10. Il y a lieu d'admettre provisoirement M. B l'aide juridictionnelle. Par suite, son avocat peut se prévaloir des dispositions de l'article 37 de la loi du 10 juillet 1991. Il y a lieu, dans les circonstances de M. B, renonce à percevoir la somme correspondant à la part contributive de l'Etat et sous réserve de l'admission définitive de son client à l'aide juridictionnelle, de mettre à la charge de l'Etat la somme de 1 000 euros à verser à Me Ben-Saadi.

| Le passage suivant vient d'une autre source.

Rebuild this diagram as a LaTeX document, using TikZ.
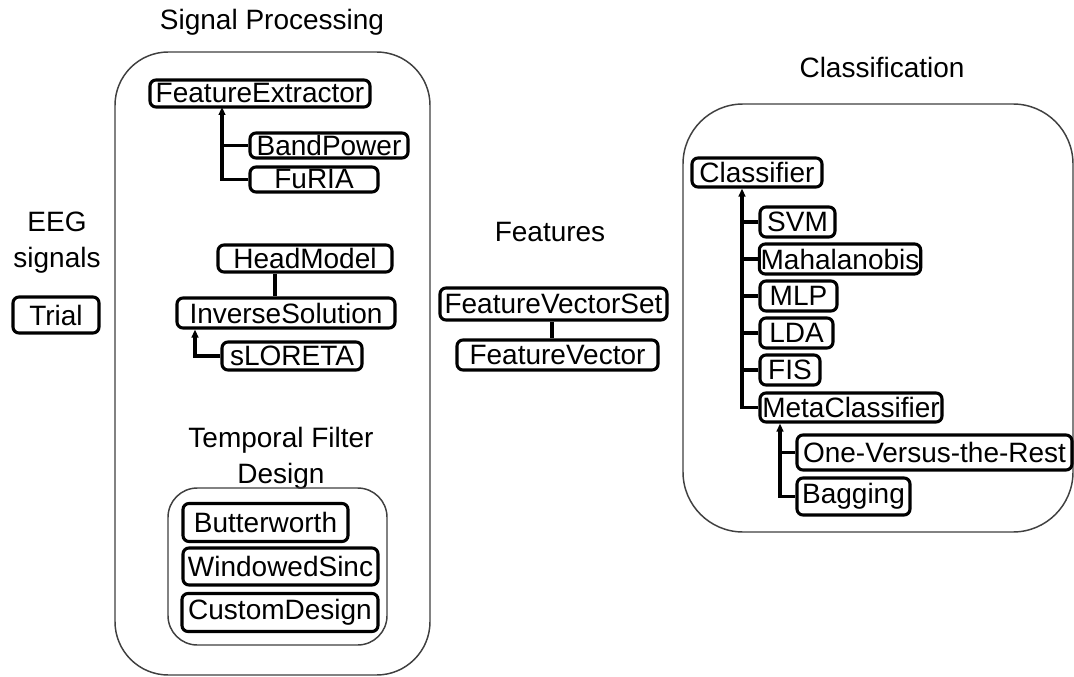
\documentclass[tikz,border=0pt]{standalone}
\usepackage{fontspec}
\setmainfont{Liberation Sans}
\usetikzlibrary{arrows.meta}
\newcommand\lblfont{\fontsize{21}{27}\selectfont}
\tikzset{
  cls/.style={draw, line width=2.3pt, rounded corners=4.5pt, inner sep=1pt, font=\lblfont},
  grp/.style={draw=black!75, line width=1.1pt},
  ttl/.style={font=\lblfont, align=center, inner sep=0pt},
  lnk/.style={line width=2.3pt},
  arr/.style={line width=2.3pt, -{Triangle[length=6pt,width=5pt]}},
  wh/.style 2 args={minimum width=#1*0.75pt, minimum height=#2*0.75pt},
}
\begin{document}
\begin{tikzpicture}[x=0.75pt,y=-0.75pt]
\useasboundingbox (0,0) rectangle (1074,677);
\fill[white] (0,0) rectangle (1074,677);

% titles
\node[ttl] (tSP) at (272,22) {Signal Processing};
\node[ttl] (tEEG) at (57,243) {EEG\\signals};
\node[ttl] (tFeat) at (550,232) {Features};
\node[ttl] (tCls) at (882,67) {Classification};
\node[ttl] (tTFD) at (281,458) {Temporal Filter\\Design};

% group frames
\draw[grp, rounded corners=40pt] (115,52) rectangle (430,675);
\draw[grp, rounded corners=22pt] (168,488) rectangle (387,645);
\draw[grp, rounded corners=45pt] (683,104) rectangle (1073,532);

% EEG
\node[cls, wh={86}{36}] (Trial) at (56,315) {Trial};

% Signal processing
\node[cls, wh={220}{27}] (FeatureExtractor) at (260,93.5) {FeatureExtractor};
\node[cls, wh={158}{25}] (BandPower) at (329,145.5) {BandPower};
\node[cls, wh={128}{25}] (FuRIA) at (314,179.5) {FuRIA};
\node[cls, wh={174}{27}] (HeadModel) at (305,258.5) {HeadModel};
\node[cls, wh={218}{30}] (InverseSolution) at (286,313) {InverseSolution};
\node[cls, wh={140}{28}] (sLORETA) at (292,356) {sLORETA};
\node[cls, wh={165}{38}] (Butterworth) at (265.5,522.5) {Butterworth};
\node[cls, wh={195}{37}] (WindowedSinc) at (280.5,566.5) {WindowedSinc};
\node[cls, wh={196}{38}] (CustomDesign) at (280,612.5) {CustomDesign};

\coordinate (trunkA) at (222,107);
\coordinate (hmLink) at (275,0);
\coordinate (trunkB) at (195,0);
\draw[arr] (FuRIA.west) -| (trunkA);
\draw[lnk] (BandPower.west) -- (BandPower.west -| trunkA);
\draw[lnk] (HeadModel.south -| hmLink) -- (InverseSolution.north -| hmLink);
\draw[arr] (sLORETA.west) -| (InverseSolution.south -| trunkB);

% Features
\node[cls, wh={227}{32}] (FeatureVectorSet) at (553.5,304) {FeatureVectorSet};
\node[cls, wh={201}{30}] (FeatureVector) at (557.5,355) {FeatureVector};
\coordinate (fvLink) at (552,0);
\draw[lnk] (FeatureVectorSet.south -| fvLink) -- (FeatureVector.north -| fvLink);

% Classification
\node[cls, wh={130}{29}] (Classifier) at (757,172.5) {Classifier};
\node[cls, wh={75}{30}] (SVM) at (797.5,222) {SVM};
\node[cls, wh={160}{30}] (Mahalanobis) at (840,259) {Mahalanobis};
\node[cls, wh={77}{30}] (MLP) at (798.5,296) {MLP};
\node[cls, wh={73}{30}] (LDA) at (796.5,333) {LDA};
\node[cls, wh={60}{30}] (FIS) at (790,370) {FIS};
\node[cls, wh={182}{29}] (MetaClassifier) at (851,407.5) {MetaClassifier};
\node[cls, wh={275}{35}] (OVR) at (934.5,452.5) {One-Versus-the-Rest};
\node[cls, wh={113}{37}] (Bagging) at (853.5,496.5) {Bagging};

\coordinate (trunkC) at (742,0);
\coordinate (trunkD) at (780,0);
\draw[arr] (MetaClassifier.west) -| (Classifier.south -| trunkC);
\foreach \n in {SVM,Mahalanobis,MLP,LDA,FIS}
  \draw[lnk] (\n.west) -- (\n.west -| trunkC);
\draw[arr] (Bagging.west) -| (MetaClassifier.south -| trunkD);
\draw[lnk] (OVR.west) -- (OVR.west -| trunkD);
\end{tikzpicture}
\end{document}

Dans le cas où l'aide juridictionnelle ne serait pas accordée à M. B par le bureau d'aide juridictionnelle, la somme de 1 000 euros sera versée à M. B.

DECIDE :

Article 1er : M. B est admis, à titre provisoire, au bénéfice de l'aide juridictionnelle.

Article 2 : Les effets de l'arrêté du préfet du Val-d'Oise du 14 juin 2024 portant obligation pour M. B de quitter le territoire français sans délai sont suspendus.

Article 3 : L'arrêté du 10 mai 2025 par lequel le préfet des Hauts-de-Seine a assigné M. B à résidence dans le département des Hauts-de-Seine pour une durée de quarante-cinq jours, renouvelable deux fois est annulé.

Article 4 : Sous réserve de l'admission définitive de M. B à l'aide juridictionnelle et sous réserve que Me Ben-Saadi renonce à percevoir la somme correspondant à la part contributive de l'Etat, ce dernier versera à Me Ben-Saadi avocat de M. B, une somme de 1 000 euros en application des dispositions du deuxième alinéa de l'article 37 de la loi du 10 juillet 1991. Dans le cas où l'aide juridictionnelle ne serait pas accordée à M. B par le bureau d'aide juridictionnelle, la somme de 1 000 euros sera versée à M. B.

Article 5 : Le surplus des conclusions de la requête de M. B est rejeté.

Article 6 : Le présent jugement sera notifié à M. A B, au préfet du Val-d'Oise et au préfet des Hauts-de-Seine.

Rendu public par mise à disposition au greffe le 27 juin 2025.

La magistrate désignée,

Signé

C. Grenier

La greffière,

Signé

O. El Moctar

La République mande et ordonne au préfet des Hauts-de-Seine et au préfet du Val-d'Oise en ce qui le concerne ou à tous commissaires de justice à ce requis en ce qui concerne les voies de droit commun contre les parties privées, de pourvoir à l'exécution de la présente décision.